All your infos are belong to me... plz.

Edit: Forgot to ask as well, do you personally enjoy smaller cons or bigger events?


----------



## wildbilltx (Feb 5, 2009)

Megaplex 8 - July 24-26, 2009 in Kissimmee Florida

http://www.ppmp.info/

Great small con run by the furs who put on the Funday Pawpet Show. I have had a lot of fun at MP, and this year will be my 4th time attending.


----------



## pheonix (Feb 5, 2009)

I want to go to a con here just like you but I don't know of any close enough for me to go to. (no car and very little money T_T)


----------



## Internet Police Chief (Feb 5, 2009)

Yeah, Megaplex is awesome. And what makes it even better, is that I'm there.

It's totally worth it now, right?


----------



## Wolfbound (Feb 5, 2009)

Attorney At Lawl said:


> Yeah, Megaplex is awesome. And what makes it even better, is that I'm there.
> 
> It's totally worth it now, right?



Just for that I'll throw down everything.


----------



## SoldierofTwilight (Feb 8, 2009)

Hmm, I may attend now. I'm located in Auburndale..and if you don't know where that is, it's about 30-45 minutes south west of Orlando.


----------



## Wolfbound (Feb 8, 2009)

I'm located in central Florida, which means that I can go in pretty much any direction without much hassle, but it also means I'm a couple hours from all the major cities. Megaplex isn't a horrible drive away... I was near the Orlando/Kissimmee area just yesterday.


----------



## Internet Police Chief (Feb 8, 2009)

Seriously though, it's a good convention. The only real problem I had with it last year was that it ended too early. Events stopped at around 10 or 11 PM each night, while every other convention, furry or not, always has ended much later, usually around 3 or 4 AM the next day. It's pretty small, too, and like, 90% of Florida furs are cliques of douchebags, but you can usually find one or two people to talk to. Like me. YAY ME.

Go.
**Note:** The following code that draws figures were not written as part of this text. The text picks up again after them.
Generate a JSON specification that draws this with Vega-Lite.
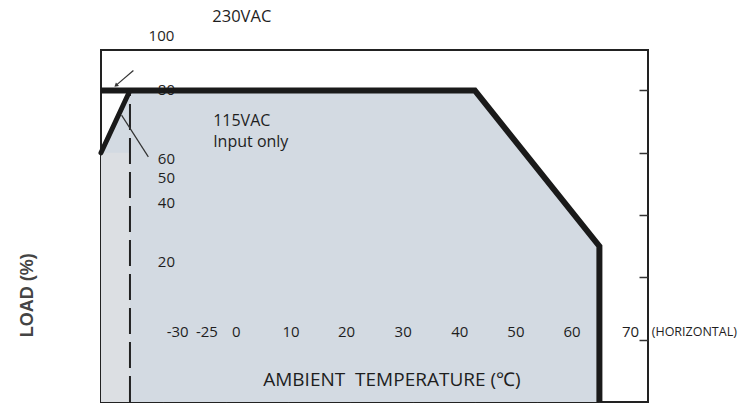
{
  "$schema": "https://vega.github.io/schema/vega-lite/v6.json",
  "width": 547,
  "height": 352,
  "autosize": "none",
  "padding": {"left": 101, "top": 50, "right": 93, "bottom": 1},
  "background": "white",
  "config": {
    "view": {"stroke": "#222222", "strokeWidth": 2},
    "font": "Open Sans"
  },
  "resolve": {"axis": {"y": "independent"}},
  "datasets": {
    "region": [
      {"t": -30, "load": 80},
      {"t": -25.35, "load": 100},
      {"t": 30, "load": 100},
      {"t": 50, "load": 50}
    ],
    "strip": [{"t1": -30, "t2": -25.35, "lo": 0, "hi": 80}],
    "v230": [
      {"t": -30, "load": 100, "o": 1},
      {"t": 30, "load": 100, "o": 2},
      {"t": 50, "load": 50, "o": 3},
      {"t": 50, "load": 0, "o": 4}
    ],
    "v115": [
      {"t": -30, "load": 80},
      {"t": -25.35, "load": 100}
    ],
    "dash": [{"t": -25.35, "lo": 0, "hi": 100}],
    "pointers": [
      {"p": "a", "t": -27.5, "load": 101.8},
      {"p": "a", "t": -24.8, "load": 106.4},
      {"p": "b", "t": -26.7, "load": 92.1},
      {"p": "b", "t": -22.4, "load": 78.7}
    ],
    "heads": [{"t": -27.6, "load": 101.6}],
    "under": [{"label": "80", "t": -19.5, "load": 100.2}],
    "sideNums": [
      {"label": "100", "t": -20.3, "load": 117.5},
      {"label": "60", "t": -19.5, "load": 77.9},
      {"label": "50", "t": -19.5, "load": 71.8},
      {"label": "40", "t": -19.5, "load": 64.0},
      {"label": "20", "t": -19.5, "load": 44.8}
    ],
    "rowNums": [
      {"label": "-30", "t": -17.7, "load": 22.6},
      {"label": "-25", "t": -13.0, "load": 22.6},
      {"label": "0", "t": -8.3, "load": 22.6},
      {"label": "10", "t": 0.5, "load": 22.6},
      {"label": "20", "t": 9.4, "load": 22.6},
      {"label": "30", "t": 18.5, "load": 22.6},
      {"label": "40", "t": 27.6, "load": 22.6},
      {"label": "50", "t": 36.6, "load": 22.6},
      {"label": "60", "t": 45.6, "load": 22.6},
      {"label": "70", "t": 55.0, "load": 22.6}
    ],
    "horiz": [{"label": "(HORIZONTAL)", "t": 58.4, "load": 22.6}],
    "top": [{"label": "230VAC", "t": -7.4, "load": 123.7}],
    "leftText": [
      {"label": "115VAC", "t": -12.0, "load": 90.3},
      {"label": "Input only", "t": -12.0, "load": 83.4}
    ],
    "xtitle": [{"label": "AMBIENT\u00a0 TEMPERATURE (℃)", "t": 16.7, "load": 7.06}],
    "ytitle": [{"label": "LOAD (%)", "t": -41.7, "load": 34.3}]
  },
  "layer": [
    {
      "data": {"name": "region"},
      "mark": {"type": "area", "color": "#d3dae2", "opacity": 1},
      "encoding": {
        "x": {
          "field": "t", "type": "quantitative",
          "scale": {"domain": [-30, 57.8], "nice": false, "zero": false},
          "axis": {"values": [-20, -10, 0, 10, 20, 30, 40, 50], "labels": false, "domain": false, "grid": false, "tickSize": -5, "tickColor": "#333333", "tickWidth": 1.5, "title": null}
        },
        "y": {
          "field": "load", "type": "quantitative",
          "scale": {"domain": [0, 113], "nice": false, "zero": true},
          "axis": {"values": [20, 40, 50, 60], "labels": false, "domain": false, "grid": false, "tickSize": -8, "tickColor": "#333333", "tickWidth": 1.5, "title": null}
        }
      }
    },
    {
      "data": {"name": "strip"},
      "mark": {"type": "rect", "color": "#dcdfe3"},
      "encoding": {
        "x": {"field": "t1", "type": "quantitative"},
        "x2": {"field": "t2"},
        "y": {"field": "lo", "type": "quantitative", "axis": null},
        "y2": {"field": "hi"}
      }
    },
    {
      "data": {"name": "dash"},
      "mark": {"type": "rule", "color": "#222222", "strokeWidth": 2, "strokeDash": [26, 8]},
      "encoding": {
        "x": {"field": "t", "type": "quantitative"},
        "y": {"field": "lo", "type": "quantitative", "axis": null},
        "y2": {"field": "hi"}
      }
    },
    {
      "data": {"name": "under"},
      "mark": {"type": "text", "fontSize": 15, "color": "#1e1e1e", "align": "center", "baseline": "middle"},
      "encoding": {
        "x": {"field": "t", "type": "quantitative"},
        "y": {"field": "load", "type": "quantitative", "axis": null},
        "text": {"field": "label"}
      }
    },
    {
      "data": {"name": "v230"},
      "mark": {"type": "line", "color": "#1a1a1a", "strokeWidth": 6, "strokeJoin": "miter", "strokeCap": "butt"},
      "encoding": {
        "x": {"field": "t", "type": "quantitative"},
        "y": {
          "field": "load", "type": "quantitative",
          "axis": {"orient": "right", "values": [20, 40, 60, 80, 100], "labels": false, "domain": false, "grid": false, "tickSize": -9, "tickColor": "#333333", "tickWidth": 1.5, "title": null}
        },
        "order": {"field": "o"}
      }
    },
    {
      "data": {"name": "v115"},
      "mark": {"type": "line", "color": "#1a1a1a", "strokeWidth": 5, "strokeCap": "round"},
      "encoding": {
        "x": {"field": "t", "type": "quantitative"},
        "y": {"field": "load", "type": "quantitative", "axis": null}
      }
    },
    {
      "data": {"name": "pointers"},
      "mark": {"type": "line", "color": "#333333", "strokeWidth": 1.2},
      "encoding": {
        "x": {"field": "t", "type": "quantitative"},
        "y": {"field": "load", "type": "quantitative", "axis": null},
        "detail": {"field": "p"}
      }
    },
    {
      "data": {"name": "heads"},
      "mark": {"type": "point", "shape": "triangle-up", "filled": true, "color": "#333333", "size": 22, "angle": 229, "opacity": 1},
      "encoding": {
        "x": {"field": "t", "type": "quantitative"},
        "y": {"field": "load", "type": "quantitative", "axis": null}
      }
    },
    {
      "data": {"name": "sideNums"},
      "mark": {"type": "text", "fontSize": 15, "color": "#1e1e1e", "align": "center", "baseline": "middle"},
      "encoding": {
        "x": {"field": "t", "type": "quantitative"},
        "y": {"field": "load", "type": "quantitative", "axis": null},
        "text": {"field": "label"}
      }
    },
    {
      "data": {"name": "rowNums"},
      "mark": {"type": "text", "fontSize": 15, "color": "#1e1e1e", "align": "center", "baseline": "middle"},
      "encoding": {
        "x": {"field": "t", "type": "quantitative"},
        "y": {"field": "load", "type": "quantitative", "axis": null},
        "text": {"field": "label"}
      }
    },
    {
      "data": {"name": "horiz"},
      "mark": {"type": "text", "fontSize": 12.5, "color": "#1e1e1e", "align": "left", "baseline": "middle"},
      "encoding": {
        "x": {"field": "t", "type": "quantitative"},
        "y": {"field": "load", "type": "quantitative", "axis": null},
        "text": {"field": "label"}
      }
    },
    {
      "data": {"name": "top"},
      "mark": {"type": "text", "fontSize": 16.5, "color": "#1e1e1e", "align": "center", "baseline": "middle"},
      "encoding": {
        "x": {"field": "t", "type": "quantitative"},
        "y": {"field": "load", "type": "quantitative", "axis": null},
        "text": {"field": "label"}
      }
    },
    {
      "data": {"name": "leftText"},
      "mark": {"type": "text", "fontSize": 16, "color": "#1e1e1e", "align": "left", "baseline": "middle"},
      "encoding": {
        "x": {"field": "t", "type": "quantitative"},
        "y": {"field": "load", "type": "quantitative", "axis": null},
        "text": {"field": "label"}
      }
    },
    {
      "data": {"name": "xtitle"},
      "mark": {"type": "text", "fontSize": 19, "color": "#1e1e1e", "align": "center", "baseline": "middle"},
      "encoding": {
        "x": {"field": "t", "type": "quantitative"},
        "y": {"field": "load", "type": "quantitative", "axis": null},
        "text": {"field": "label"}
      }
    },
    {
      "data": {"name": "ytitle"},
      "mark": {"type": "text", "font": "Liberation Sans", "fontWeight": "bold", "fontSize": 18, "color": "#444444", "align": "center", "baseline": "middle", "angle": 270},
      "encoding": {
        "x": {"field": "t", "type": "quantitative"},
        "y": {"field": "load", "type": "quantitative", "axis": null},
        "text": {"field": "label"}
      }
    }
  ]
}
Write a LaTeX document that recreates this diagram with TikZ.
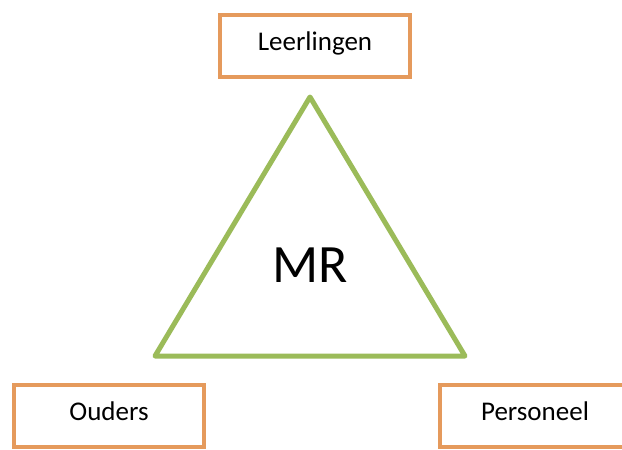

You probably won't regret it.


----------



## Wolfbound (Feb 9, 2009)

Attorney At Lawl said:


> Seriously though, it's a good convention. The only real problem I had with it last year was that it ended too early. Events stopped at around 10 or 11 PM each night, while every other convention, furry or not, always has ended much later, usually around 3 or 4 AM the next day. It's pretty small, too, and like, 90% of Florida furs are cliques of douchebags, but you can usually find one or two people to talk to. Like me. YAY ME.
> 
> Go. You probably won't regret it.



I've honestly never met a "furry" around where I live. I know that people in general around the big cities can be fcdfklj prudes. I'd like to meet some people, any people who aren't so far up their own arse. 

I am faced with a problem of 1) Getting there, because I don't have a car and my girlfriend thinks I'm crazy for wanting to attend a con. 2) I'm not sure if it works out with my stupid college schedule yet... TIME WILL TELL. But I really do want to attend this year.

I don't know what to tell my girlfriend to get her to come though. Any ideas? ;D


----------



## Internet Police Chief (Feb 9, 2009)

Wolfbound said:


> I am faced with a problem of 1) Getting there, because I don't have a car and my girlfriend thinks I'm crazy for wanting to attend a con. 2) I'm not sure if it works out with my stupid college schedule yet... TIME WILL TELL. But I really do want to attend this year.
> 
> I don't know what to tell my girlfriend to get her to come though. Any ideas? ;D



If you're that close to the con, like you said above, I can help you with a ride if need be.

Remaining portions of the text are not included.